◆ **EXERCISE**
Please print exactly the lines below, from the start of the material up to and including the line with "import pandas as pd", but none of the pictures.

◆ **RECORDED DATA**

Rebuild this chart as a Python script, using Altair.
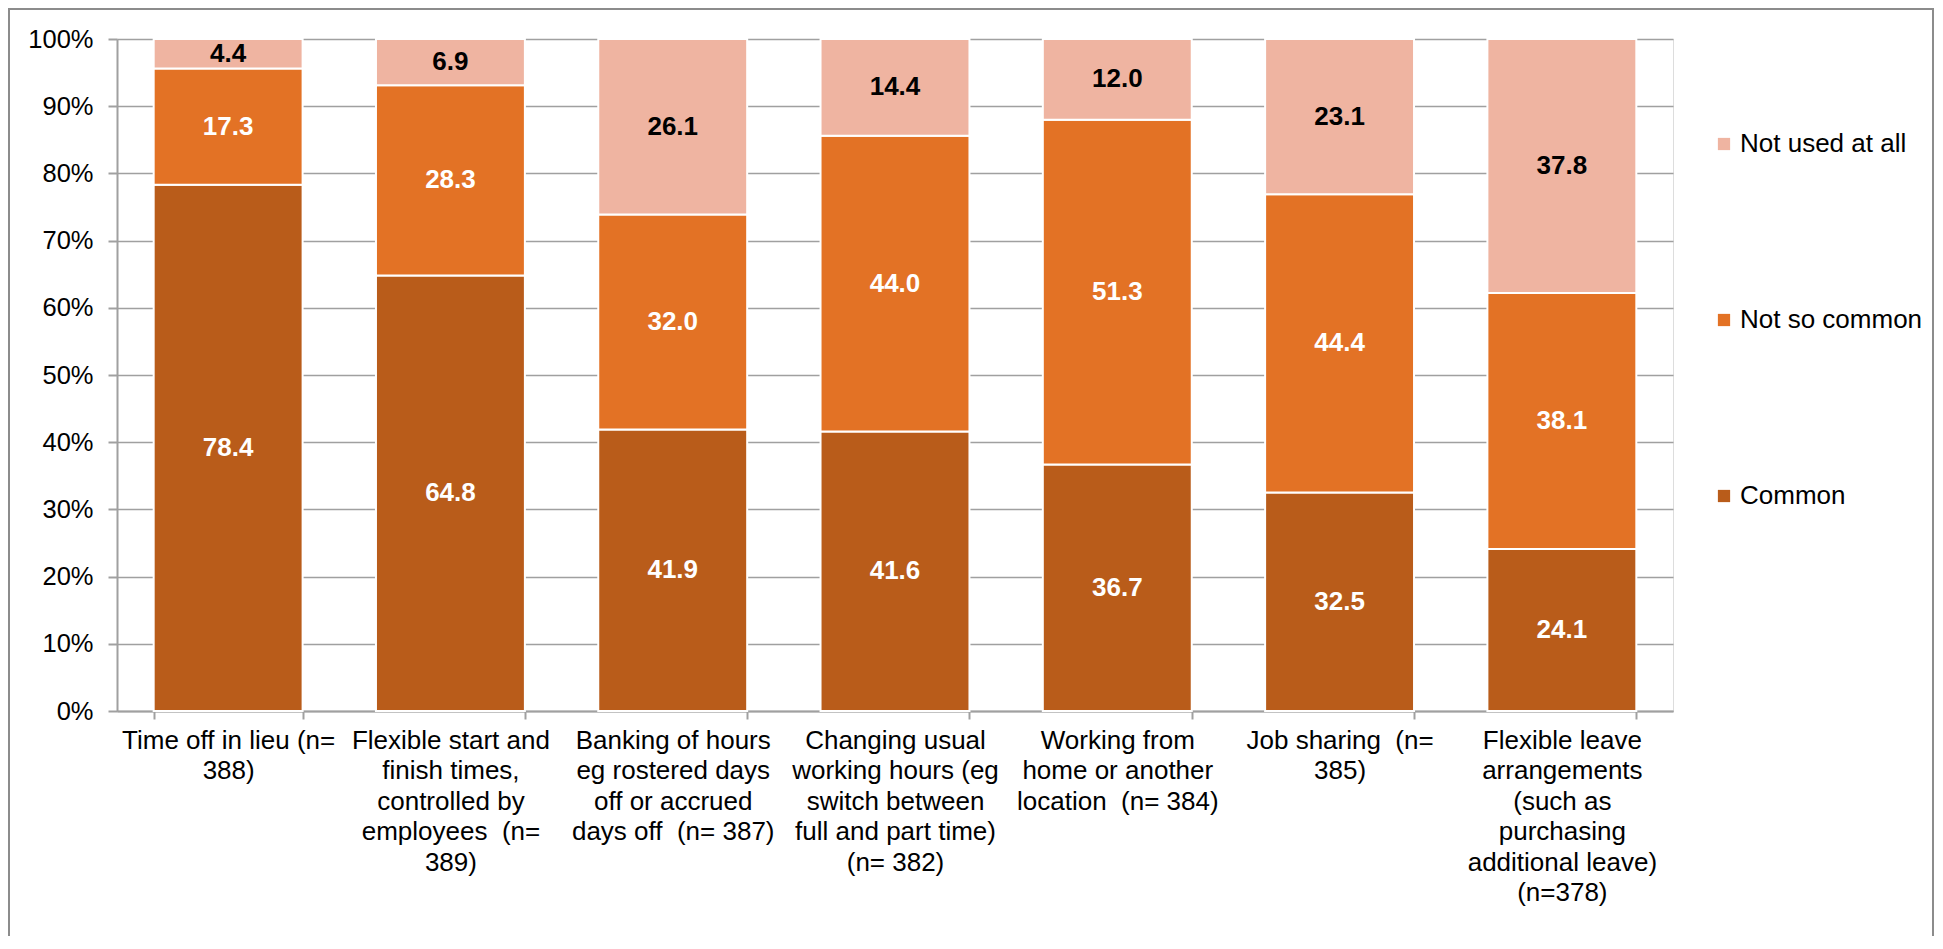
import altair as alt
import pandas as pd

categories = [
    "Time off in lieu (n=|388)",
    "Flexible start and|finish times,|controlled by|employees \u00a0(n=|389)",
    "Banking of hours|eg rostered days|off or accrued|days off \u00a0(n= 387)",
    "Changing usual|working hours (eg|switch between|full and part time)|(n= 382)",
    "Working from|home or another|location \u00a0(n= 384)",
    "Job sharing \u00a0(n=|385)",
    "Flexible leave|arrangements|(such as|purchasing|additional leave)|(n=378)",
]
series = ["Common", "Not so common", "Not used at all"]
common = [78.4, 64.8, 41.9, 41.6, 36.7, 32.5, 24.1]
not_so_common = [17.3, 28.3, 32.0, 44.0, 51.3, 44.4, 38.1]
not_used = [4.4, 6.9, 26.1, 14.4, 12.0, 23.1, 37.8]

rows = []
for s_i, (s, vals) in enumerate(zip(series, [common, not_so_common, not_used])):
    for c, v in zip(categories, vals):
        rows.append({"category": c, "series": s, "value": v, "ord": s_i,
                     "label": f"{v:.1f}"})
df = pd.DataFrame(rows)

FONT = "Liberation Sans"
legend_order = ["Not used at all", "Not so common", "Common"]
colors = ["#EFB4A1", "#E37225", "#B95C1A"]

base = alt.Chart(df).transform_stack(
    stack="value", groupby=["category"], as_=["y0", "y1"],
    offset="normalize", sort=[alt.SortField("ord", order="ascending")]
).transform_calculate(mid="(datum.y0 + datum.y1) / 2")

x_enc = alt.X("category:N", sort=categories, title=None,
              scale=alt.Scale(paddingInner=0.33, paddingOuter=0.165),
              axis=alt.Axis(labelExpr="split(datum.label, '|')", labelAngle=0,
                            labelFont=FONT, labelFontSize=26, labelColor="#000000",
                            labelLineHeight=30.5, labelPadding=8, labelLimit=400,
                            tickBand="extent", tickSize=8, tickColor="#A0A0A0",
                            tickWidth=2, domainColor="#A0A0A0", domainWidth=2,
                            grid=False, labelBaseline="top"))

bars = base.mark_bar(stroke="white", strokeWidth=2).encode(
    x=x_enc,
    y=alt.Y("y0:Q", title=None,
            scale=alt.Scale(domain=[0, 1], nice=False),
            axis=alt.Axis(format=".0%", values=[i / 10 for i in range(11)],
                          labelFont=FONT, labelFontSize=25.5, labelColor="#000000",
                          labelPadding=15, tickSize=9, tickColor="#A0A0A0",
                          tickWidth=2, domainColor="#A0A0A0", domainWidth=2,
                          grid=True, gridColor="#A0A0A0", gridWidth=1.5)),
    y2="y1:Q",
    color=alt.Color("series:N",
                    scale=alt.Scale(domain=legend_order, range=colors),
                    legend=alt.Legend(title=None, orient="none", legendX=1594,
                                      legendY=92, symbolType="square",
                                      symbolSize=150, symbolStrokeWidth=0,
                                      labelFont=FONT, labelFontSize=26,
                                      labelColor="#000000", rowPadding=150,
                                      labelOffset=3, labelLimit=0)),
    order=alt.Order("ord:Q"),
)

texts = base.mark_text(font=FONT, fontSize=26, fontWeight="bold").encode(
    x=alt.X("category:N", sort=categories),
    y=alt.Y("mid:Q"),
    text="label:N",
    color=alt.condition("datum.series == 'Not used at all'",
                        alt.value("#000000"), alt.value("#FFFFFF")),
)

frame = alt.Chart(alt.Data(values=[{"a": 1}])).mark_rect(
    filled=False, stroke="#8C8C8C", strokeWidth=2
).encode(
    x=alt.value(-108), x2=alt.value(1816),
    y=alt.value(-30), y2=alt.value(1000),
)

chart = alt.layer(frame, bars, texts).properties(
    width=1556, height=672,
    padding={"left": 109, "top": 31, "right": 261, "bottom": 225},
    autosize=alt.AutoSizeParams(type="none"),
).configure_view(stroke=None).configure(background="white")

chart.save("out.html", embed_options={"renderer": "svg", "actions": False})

◆ **TASK RESULT**
Rebuild this chart as a Python script, using Altair.
import altair as alt
import pandas as pd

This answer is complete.